Hukum

Rp 9,9 Triliun untuk Laptop Tak Sesuai Kebutuhan, Kejagung Panggil Google

post-img
Foto : Kepala Pusat Penerangan Hukum Kejagung, Harli Siregar

LDberita.id - Jakarta, Kejaksaan Agung Republik Indonesia (Kejagung) terus mengusut dugaan tindak pidana korupsi dalam pengadaan laptop berbasis Chrome OS (Chromebook) di Kementerian Pendidikan, Kebudayaan, Riset, dan Teknologi (Kemendikbudristek) periode 2019 - 2022. Kasus yang diperkirakan menelan kerugian negara hingga Rp 9,9 triliun ini kini menyeret perwakilan perusahaan teknologi raksasa Google.

Pemeriksaan terhadap perwakilan Google berinisial GSM, yang menjabat sebagai Strategic Partner Manager Chrome OS Indonesia, pada Rabu (2/7/2025), GSM hadir sejak pagi dan diperiksa dalam kapasitas sebagai saksi. "Info dari penyidik, saksi sudah hadir.

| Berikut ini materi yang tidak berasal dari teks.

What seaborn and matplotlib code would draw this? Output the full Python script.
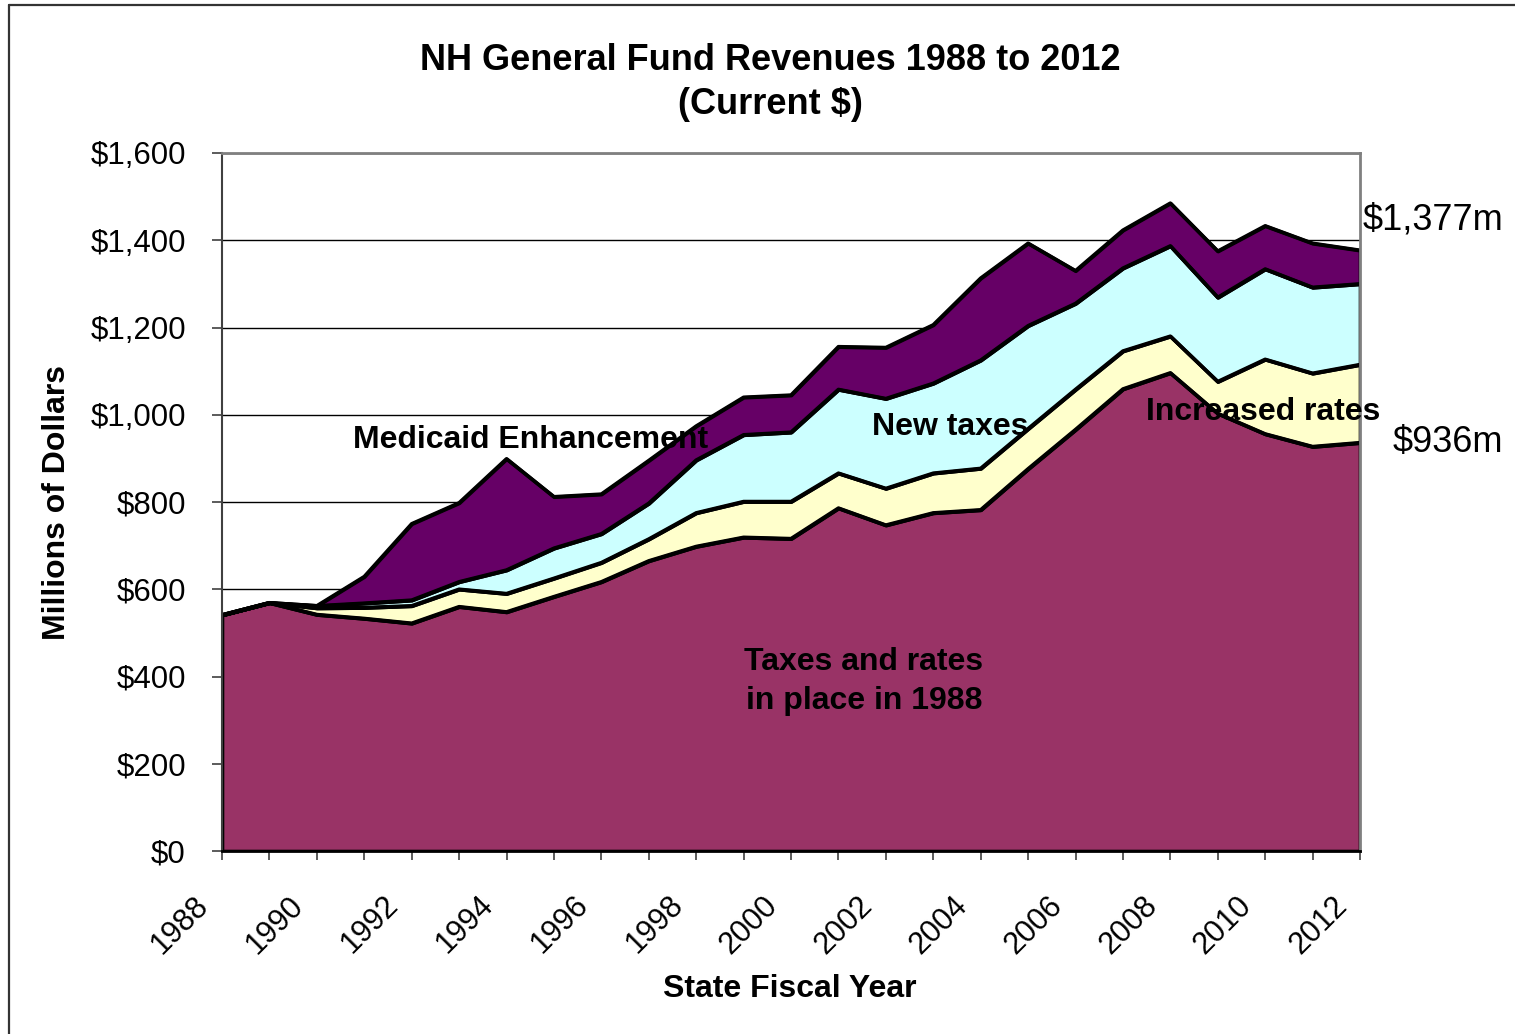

GSM selaku Strategic Partner Manager Chrome OS Indonesia," ujar Kepala Pusat Penerangan Hukum Kejagung, Harli Siregar.

Hingga sore hari, pemeriksaan masih berlangsung. Materi pemeriksaan secara rinci belum diungkap ke publik, tetapi keterangan GSM dinilai krusial untuk membuka tabir persekongkolan yang diduga terjadi dalam proses pengadaan.

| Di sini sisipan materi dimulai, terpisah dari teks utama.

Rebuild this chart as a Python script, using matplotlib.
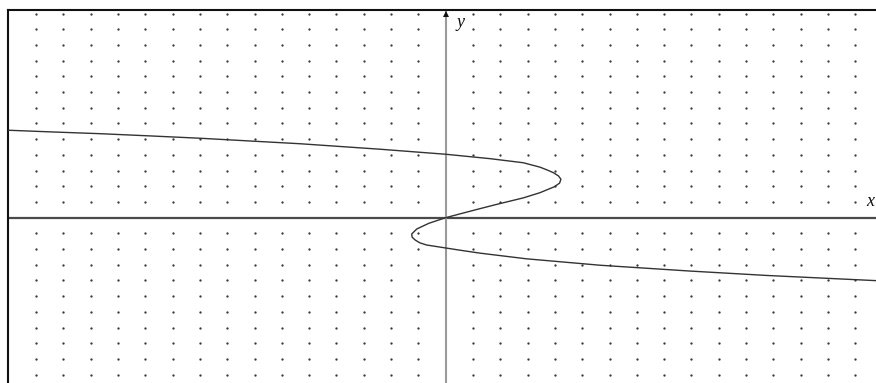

Penyidikan awal mengungkap adanya dugaan pemufakatan jahat yang melibatkan tim teknis dan sejumlah pihak eksternal, yang secara sistematis mengarahkan pengadaan laptop agar menggunakan sistem operasi Chromebook.

"Dengan cara mengarahkan tim teknis agar membuat kajian teknis supaya diarahkan pada penggunaan laptop berbasis operating system Chromebook," kata Harli.

Padahal, Chromebook yang berbasis internet dinilai tidak sesuai dengan kondisi infrastruktur di banyak daerah di Indonesia. Sejak 2019, uji coba menunjukkan penggunaan Chromebook tidak efektif karena keterbatasan jaringan internet di sekolah-sekolah, khususnya di wilayah 3T (terdepan, terluar, dan tertinggal).

"Penggunaan Chromebook saat itu tidak sesuai kebutuhan siswa, bahkan dapat mematikan efektivitas pembelajaran," tambah Harli.

Proyek pengadaan ini menghabiskan dana negara sebesar Rp 9,9 triliun, yang bersumber dari Rp 3,5 triliun anggaran satuan pendidikan dan Rp 6,3 triliun melalui Dana Alokasi Khusus (DAK). Besarnya nilai anggaran tersebut membuka potensi kerugian negara yang sangat signifikan dan menjadi keprihatinan publik.
Kejagung berkomitmen mengusut tuntas kasus ini, termasuk menelusuri pihak-pihak yang memperoleh keuntungan tidak sah dari proyek raksasa tersebut.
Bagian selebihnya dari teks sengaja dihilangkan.